George Bard Ermentrout, PhD
Distinguished University Professor
Department of Mathematics
University of Pittsburgh
(February 23, 2021)
Follow your nose: the dynamics of olfactory navigation
We have all seen police dramas where the bloodhounds are called in to locate a missing person. Dogs (and other animals) heavily depend on their sense of smell in order to navigate the world. But how do their olfactory systems use odors to find their way to food when so many other smells are present to confuse the signal? Dr. Ermentrout uses computational methods to determine how the olfactory system can pinpoint location from odor cues.
Olfaction (the sense of smell) is the oldest of our sensory modalities and has been used for millions of years for animals to find mates, find food, avoid predators, etc. In a large multi-investigator collaboration, we have begun to try to understand the algorithms animals use to navigate complex odor landscapes. I will describe several simple algorithms that use local spatial and temporal information about the odor to locate its source. The algorithms fall into two simple categories: differences between two sensors and differences between two different samples. With data from trail-following and spot finding by mice, I attempt to assess the different strategies and how parameters in the strategies affect performance. I also test the algorithms on odor plumes imaged by my collaborators and also in a mobile robot.

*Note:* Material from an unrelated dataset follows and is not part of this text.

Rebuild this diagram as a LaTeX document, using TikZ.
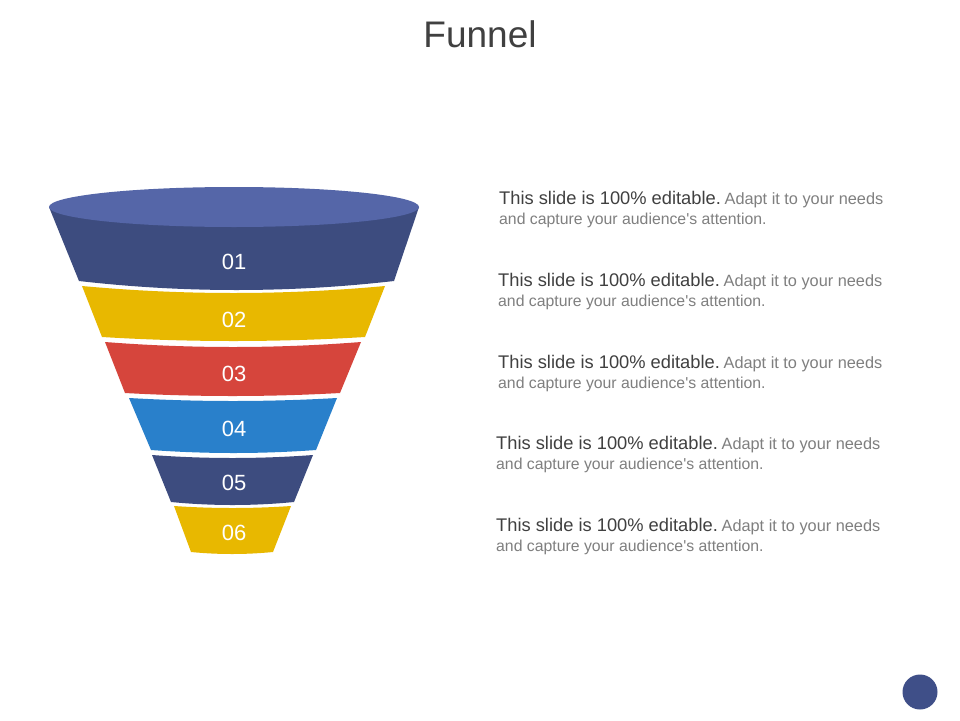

Underlying these simple algorithms is some interesting nonlinear dynamics. I will discuss the continuous dynamics of binaral search where the organism uses the concentration differences between two sensors to steer toward the source. Depending on the odor environment, various types of complex dynamics emerge including stable fixed points, periodic orbits, torii, and chaos. Secondly, I will describe a discrete algorithm where the animal samples the concentrations at different time points and uses this comparison to determine the heading. By reducing this algorithm to its very simplest form, we are able to also analyze the underlying dynamics. Finally, I will show the role of “noise” on improving the algorithms and how it can be leveraged as a search strategy by exploring a first passage time problem applied to spot finding.